For the induction step, suppose the \((k-1)\)‘th difference is equal to the parity for a window of size \(k\) where \(k\) is a power of 2. Let \(x\) be any bit in at least the \((2k-1)\)‘th difference. Let the window of \(x\) be the appropriate window of \(2k\) digits of the original sequence which determines the value of \(x\). We need to show that the parity of the window of \(x\) is equal to the value of \(x\).
Without loss of generality, suppose the sequence of bits is of length \(2k\) (the window of \(x\)), and \(x\) is the single bit that is the \((2k-1)\)‘th difference.

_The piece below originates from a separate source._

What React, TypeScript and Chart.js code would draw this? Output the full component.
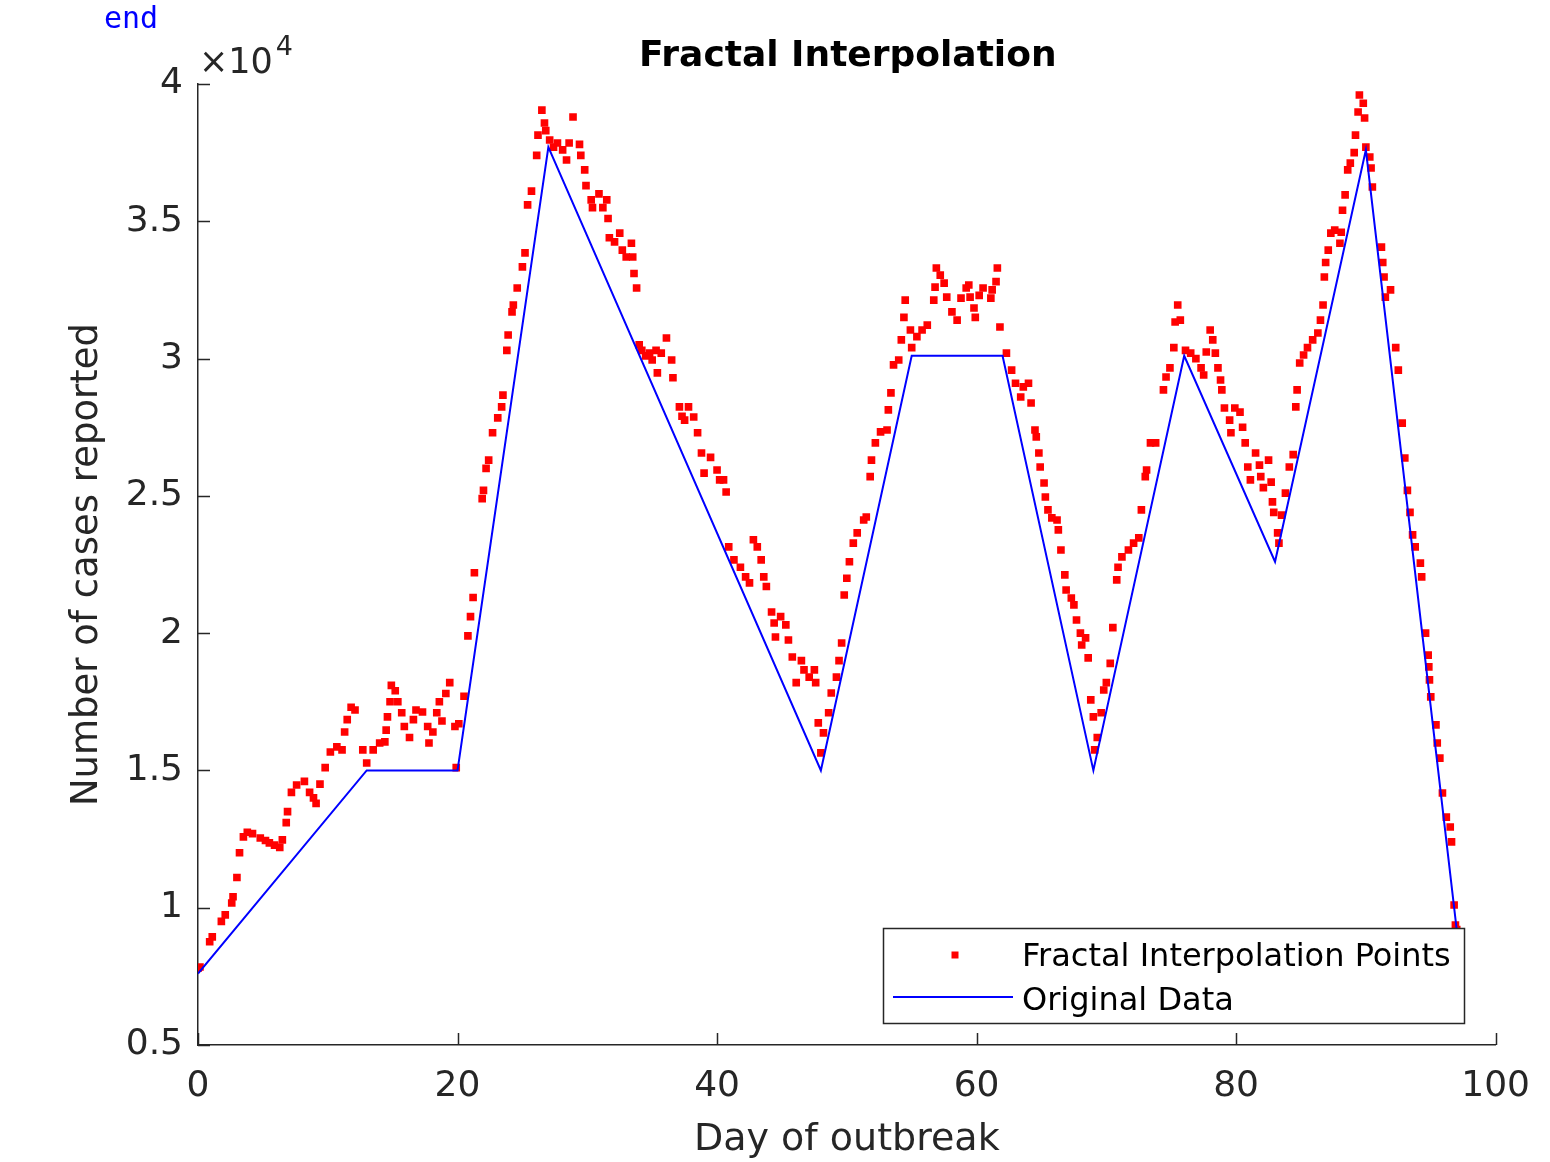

Let us split the sequence in half, and apply the assumption to the first half and then to the second half separately. We notice that the parity of the parities of these halves is equal to the parity of the entire sequence. Splitting the sequence in half tells us that the first bit in the \((k-1)\)‘th difference is equal to the parity of the first half of the bits, and the second bit in the \((k-1)\)‘th difference is equal to the parity of the second half of the bits.
We can reason that these two bits would be equal iff the parity of the \(k\)‘th difference is 0, and different iff the parity of the \(k\)‘th difference is 1, because by the definition of a difference, we switch every time there is a 1 in the sequence, so an even number of switches means that the two bits would have the same parity. By applying our original assumption again, we know that if the \(k\)‘th difference is 0, then \(x\) will be 0, and if the \(k\)‘th difference is 1, \(x\) will be 1.
Therefore, \(x\) is equal to the parity of a window of size \(2k\), and hence the \((2k-1)\)‘th difference is equal to the parity of a sliding window of size \(2k\). QED.